Yes, back when I was younger in England, my cousin took a photo on the back of the door for me. It said drink till he's cute. And I tell you what that is like the motto of alcohol Drink till he's cute, don't worry. Worry the next day you just want to run, but yeah, chew your arm off. Cigarettes ain't gonna do that. But it's interesting, isn't it, that it's so bloody, glamorized and acceptable when it's actually so dangerous. I mean on a health level, but on an actual, it affects your brain. You can kill people if you operate a car or heavy machinery or whatever it just doesn't make sense.

Speaker 2:

It doesn't make sense. Well, you know a lot to unpack there, meg. Basically, alcohol is shit and we are just so proud of each other and just how far ditching one substance, it's the most hardest one really. Oh, it's hard, it's hard. You know, 40 years of like working it out. And then it's like, yeah, just take the booze away and you think, oh, I'll do anything, but yeah, literally yeah.

Speaker 1:

And it really is hard to ditch. But, like you said, you've got to do the work. I mean there's no way to make it pretty, you have to do the work.
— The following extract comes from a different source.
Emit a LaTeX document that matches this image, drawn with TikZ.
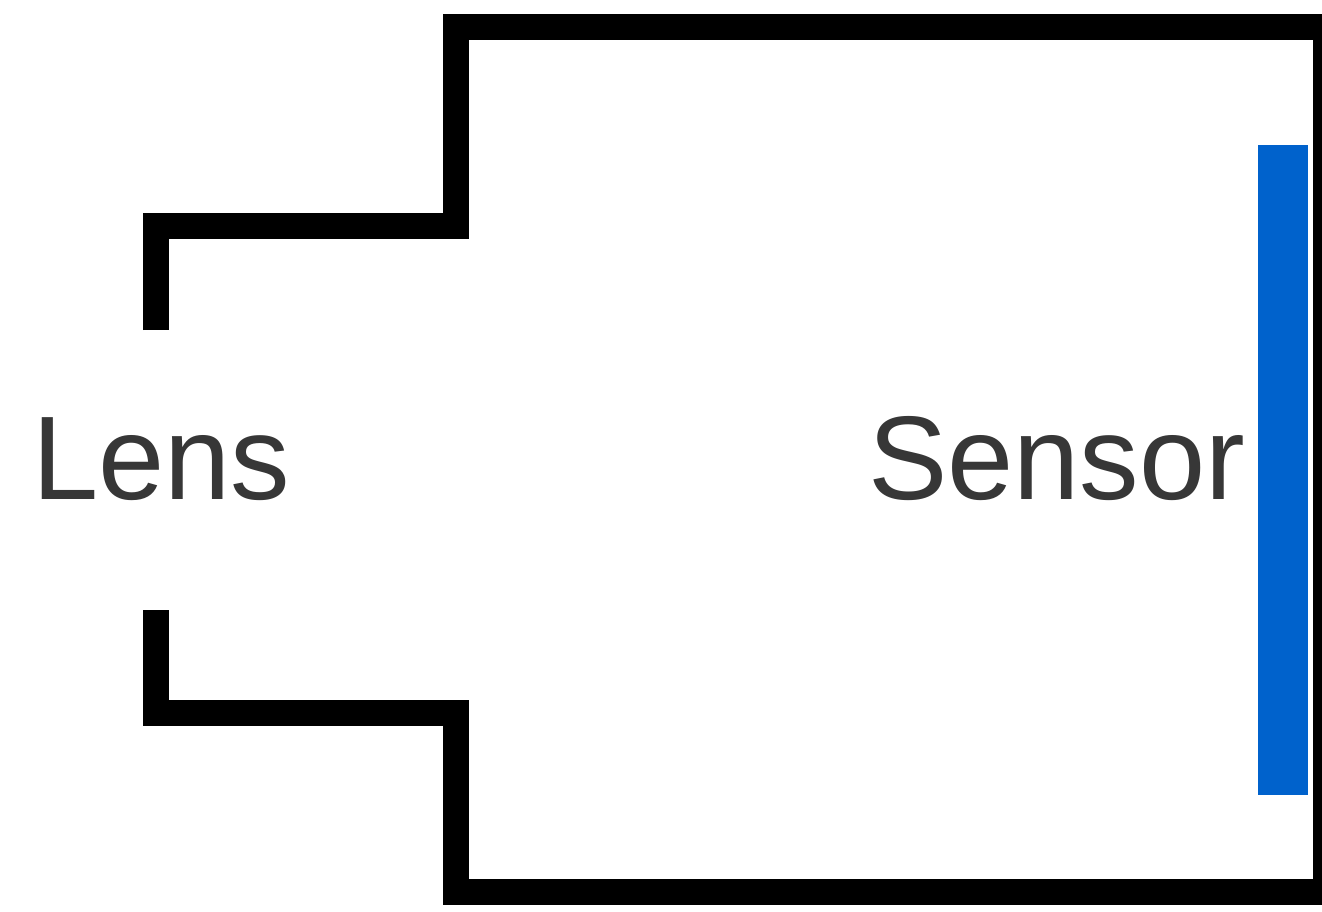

I mean there's no way to make it pretty, you have to do some work on this, on yourself. Yeah, you do, and to me the work has been absolutely brilliant. So I don't say it to be a scary word. It's the journey of a lifetime, like reconnecting with yourself, coming back to your authentic self.

Speaker 2:

But you've got to do something. Otherwise, like you said, ali, you're white, knuckling it, you're dry. The other thing when we tell people when we're not, you know when, to tell people about it can be scary. When you're saying you're not drinking, it's because there was and is still that shame, because everybody thinks, oh what? So you weren't? You can't moderate, what's wrong with you, you've got a problem. So it is still that. You know, when you say that you're sober, that word is so loaded to think oh, you're an alcoholic so you've got a problem which you know pretty much I was, but I would say I was a binger.

Speaker 2:

A bingey because I was high functioning. So yeah, I was a high functioning alcoholic.

Speaker 1:

But the thing about that is it's self-labeled anyway, because there's no line you cross and you become an alcoholic. That's the thing about this. We've chosen this because it wasn't doing us any favours. There's plenty of people that will keep drinking, that probably are drinking more than we did, you know. That's what I don't like about it is there's no people, yes, will say oh, you gave up, therefore you had a problem, therefore you're an alcoholic. No, we just realise we want to do something different and there's more to life for us.

Speaker 2:

And the hangovers were shit, Hangovers were shit and I was sleeping with the wrong guys and you know, still being a, just still living in the back seat.

Speaker 1:

I was making choices that weren't my values.

Speaker 2:

I actually didn't know. I didn't know what my values were. I was on a podcast and somebody asked me what's your values? And I went, uh, and she was prompting me and I was like far out, you know. I just didn't know, because I didn't, I had terrible boundaries. I was like far out, you know, I just didn't know because I had terrible boundaries. I was a people pleaser on top of being a heavy drinker that couldn't say no.

Speaker 1:

Totally, and that's why we drank. And so everyone I meet, you know, says oh, I did things I never would have done if I wasn't drinking. That's alcohol for you. It's not that we were bad people and in this, you know, doing this work that we talk about, which can involve just um reading some books like Danny Carr, listening to her doing a course with Annie Grace, whatever it is, you learn to get rid of that shame and blame, because alcohol is the baddie it is well said we're taking responsibility here, but it's the baddie.

Speaker 1:

Well, ali we're. We're going to wrap this one up.

Speaker 2:

Yeah, well, that was deep. We went deep there, girl. That was like well, one question, thank you, viewer Christ. What are we going to get next time?

Speaker 1:

Just be prepared. When you ask a question, we're really keen to answer it. We might go off on a tangent.